Directions -> Pictures stay out. Extract the lines below from the first one through the line with "(rs) at (0,121)", both included.

Data block ->
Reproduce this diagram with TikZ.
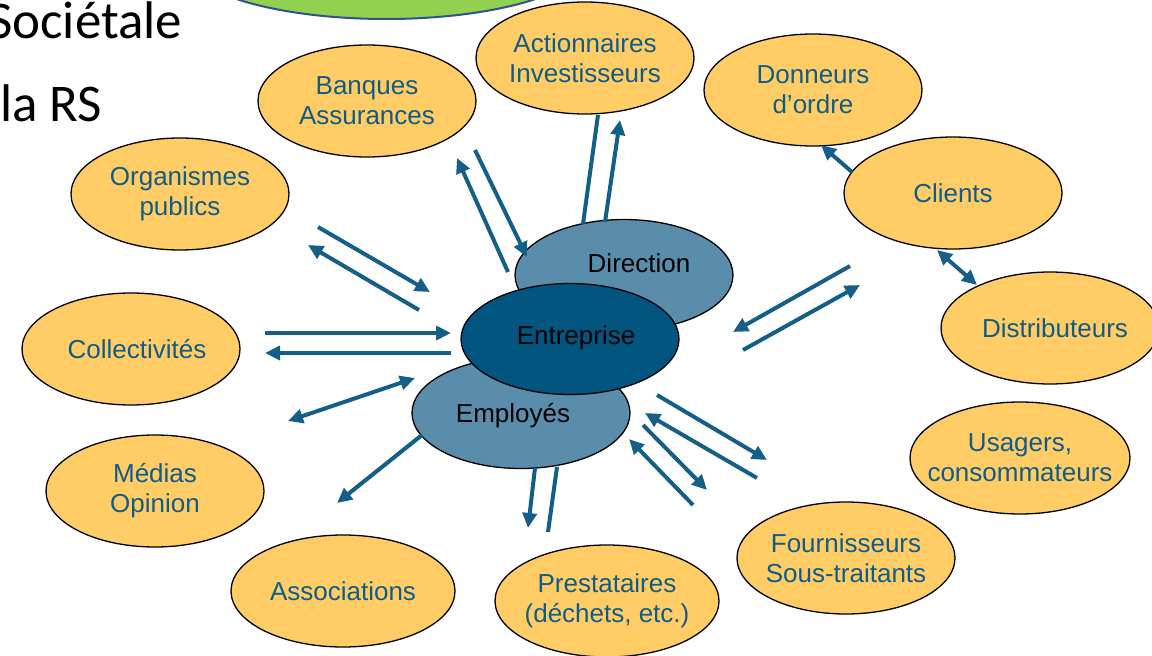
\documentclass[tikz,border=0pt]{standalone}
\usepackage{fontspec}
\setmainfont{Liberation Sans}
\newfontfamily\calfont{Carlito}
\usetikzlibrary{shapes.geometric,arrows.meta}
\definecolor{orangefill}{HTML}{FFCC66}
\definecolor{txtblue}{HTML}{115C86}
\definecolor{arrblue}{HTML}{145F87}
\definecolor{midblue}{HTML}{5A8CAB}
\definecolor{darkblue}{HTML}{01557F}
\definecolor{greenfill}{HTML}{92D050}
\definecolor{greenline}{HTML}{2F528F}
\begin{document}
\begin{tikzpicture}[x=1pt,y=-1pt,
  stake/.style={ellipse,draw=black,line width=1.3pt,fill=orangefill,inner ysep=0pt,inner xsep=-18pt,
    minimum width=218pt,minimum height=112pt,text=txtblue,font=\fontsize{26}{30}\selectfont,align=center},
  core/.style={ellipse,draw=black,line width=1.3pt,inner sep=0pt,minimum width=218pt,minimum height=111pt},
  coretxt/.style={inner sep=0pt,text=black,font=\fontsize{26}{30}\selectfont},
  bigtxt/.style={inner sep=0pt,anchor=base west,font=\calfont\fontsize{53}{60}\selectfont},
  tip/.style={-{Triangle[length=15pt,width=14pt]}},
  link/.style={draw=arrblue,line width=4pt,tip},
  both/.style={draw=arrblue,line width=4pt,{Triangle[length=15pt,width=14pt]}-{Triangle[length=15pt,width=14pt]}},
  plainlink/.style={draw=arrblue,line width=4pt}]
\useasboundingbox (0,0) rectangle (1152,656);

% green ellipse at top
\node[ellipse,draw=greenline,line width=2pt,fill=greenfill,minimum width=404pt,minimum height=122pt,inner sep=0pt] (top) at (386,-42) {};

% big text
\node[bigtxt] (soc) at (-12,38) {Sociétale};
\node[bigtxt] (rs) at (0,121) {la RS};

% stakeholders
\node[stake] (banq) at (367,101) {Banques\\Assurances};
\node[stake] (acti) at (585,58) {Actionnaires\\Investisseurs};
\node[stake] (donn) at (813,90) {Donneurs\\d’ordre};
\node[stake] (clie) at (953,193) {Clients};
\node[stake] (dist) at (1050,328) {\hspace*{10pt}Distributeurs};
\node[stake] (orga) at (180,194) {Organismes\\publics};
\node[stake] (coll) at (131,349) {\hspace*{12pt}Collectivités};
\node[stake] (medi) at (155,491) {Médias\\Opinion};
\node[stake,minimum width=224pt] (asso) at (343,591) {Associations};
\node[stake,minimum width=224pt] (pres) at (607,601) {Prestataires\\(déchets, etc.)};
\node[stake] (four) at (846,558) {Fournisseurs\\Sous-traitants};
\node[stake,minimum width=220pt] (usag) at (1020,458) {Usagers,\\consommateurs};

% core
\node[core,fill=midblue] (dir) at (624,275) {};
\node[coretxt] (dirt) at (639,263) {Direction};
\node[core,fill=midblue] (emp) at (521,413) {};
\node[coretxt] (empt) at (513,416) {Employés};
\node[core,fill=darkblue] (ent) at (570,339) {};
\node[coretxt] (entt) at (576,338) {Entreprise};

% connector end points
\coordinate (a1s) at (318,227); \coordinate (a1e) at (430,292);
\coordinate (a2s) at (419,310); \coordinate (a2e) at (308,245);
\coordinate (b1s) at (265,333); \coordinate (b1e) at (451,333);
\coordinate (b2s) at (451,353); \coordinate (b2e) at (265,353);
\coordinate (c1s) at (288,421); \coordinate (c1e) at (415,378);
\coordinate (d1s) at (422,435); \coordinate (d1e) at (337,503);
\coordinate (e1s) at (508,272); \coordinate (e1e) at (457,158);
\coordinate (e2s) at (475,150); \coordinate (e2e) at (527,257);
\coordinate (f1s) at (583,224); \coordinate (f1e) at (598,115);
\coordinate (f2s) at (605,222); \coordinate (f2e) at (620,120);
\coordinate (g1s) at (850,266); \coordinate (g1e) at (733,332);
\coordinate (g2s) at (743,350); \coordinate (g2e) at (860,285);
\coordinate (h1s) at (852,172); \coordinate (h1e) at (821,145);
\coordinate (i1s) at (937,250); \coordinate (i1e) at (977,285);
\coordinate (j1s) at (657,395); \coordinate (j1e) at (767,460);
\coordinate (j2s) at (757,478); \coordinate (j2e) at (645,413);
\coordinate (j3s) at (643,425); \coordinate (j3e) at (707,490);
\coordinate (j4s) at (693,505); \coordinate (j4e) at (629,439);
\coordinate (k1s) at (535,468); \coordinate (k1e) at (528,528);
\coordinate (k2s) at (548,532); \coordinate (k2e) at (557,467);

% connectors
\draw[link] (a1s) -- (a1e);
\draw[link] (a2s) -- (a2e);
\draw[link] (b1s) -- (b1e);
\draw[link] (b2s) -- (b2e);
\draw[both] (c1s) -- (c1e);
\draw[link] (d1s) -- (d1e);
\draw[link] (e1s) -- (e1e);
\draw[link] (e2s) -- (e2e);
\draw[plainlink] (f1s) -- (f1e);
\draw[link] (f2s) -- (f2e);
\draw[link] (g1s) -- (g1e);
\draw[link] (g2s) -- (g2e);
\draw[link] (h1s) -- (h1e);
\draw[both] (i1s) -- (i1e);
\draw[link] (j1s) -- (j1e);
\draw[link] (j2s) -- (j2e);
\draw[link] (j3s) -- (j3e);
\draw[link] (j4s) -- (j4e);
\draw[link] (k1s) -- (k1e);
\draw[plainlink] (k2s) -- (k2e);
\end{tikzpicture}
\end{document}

Final result ->
Reproduce this diagram with TikZ.
\documentclass[tikz,border=0pt]{standalone}
\usepackage{fontspec}
\setmainfont{Liberation Sans}
\newfontfamily\calfont{Carlito}
\usetikzlibrary{shapes.geometric,arrows.meta}
\definecolor{orangefill}{HTML}{FFCC66}
\definecolor{txtblue}{HTML}{115C86}
\definecolor{arrblue}{HTML}{145F87}
\definecolor{midblue}{HTML}{5A8CAB}
\definecolor{darkblue}{HTML}{01557F}
\definecolor{greenfill}{HTML}{92D050}
\definecolor{greenline}{HTML}{2F528F}
\begin{document}
\begin{tikzpicture}[x=1pt,y=-1pt,
  stake/.style={ellipse,draw=black,line width=1.3pt,fill=orangefill,inner ysep=0pt,inner xsep=-18pt,
    minimum width=218pt,minimum height=112pt,text=txtblue,font=\fontsize{26}{30}\selectfont,align=center},
  core/.style={ellipse,draw=black,line width=1.3pt,inner sep=0pt,minimum width=218pt,minimum height=111pt},
  coretxt/.style={inner sep=0pt,text=black,font=\fontsize{26}{30}\selectfont},
  bigtxt/.style={inner sep=0pt,anchor=base west,font=\calfont\fontsize{53}{60}\selectfont},
  tip/.style={-{Triangle[length=15pt,width=14pt]}},
  link/.style={draw=arrblue,line width=4pt,tip},
  both/.style={draw=arrblue,line width=4pt,{Triangle[length=15pt,width=14pt]}-{Triangle[length=15pt,width=14pt]}},
  plainlink/.style={draw=arrblue,line width=4pt}]
\useasboundingbox (0,0) rectangle (1152,656);

% green ellipse at top
\node[ellipse,draw=greenline,line width=2pt,fill=greenfill,minimum width=404pt,minimum height=122pt,inner sep=0pt] (top) at (386,-42) {};

% big text
\node[bigtxt] (soc) at (-12,38) {Sociétale};
\node[bigtxt] (rs) at (0,121) {la RS};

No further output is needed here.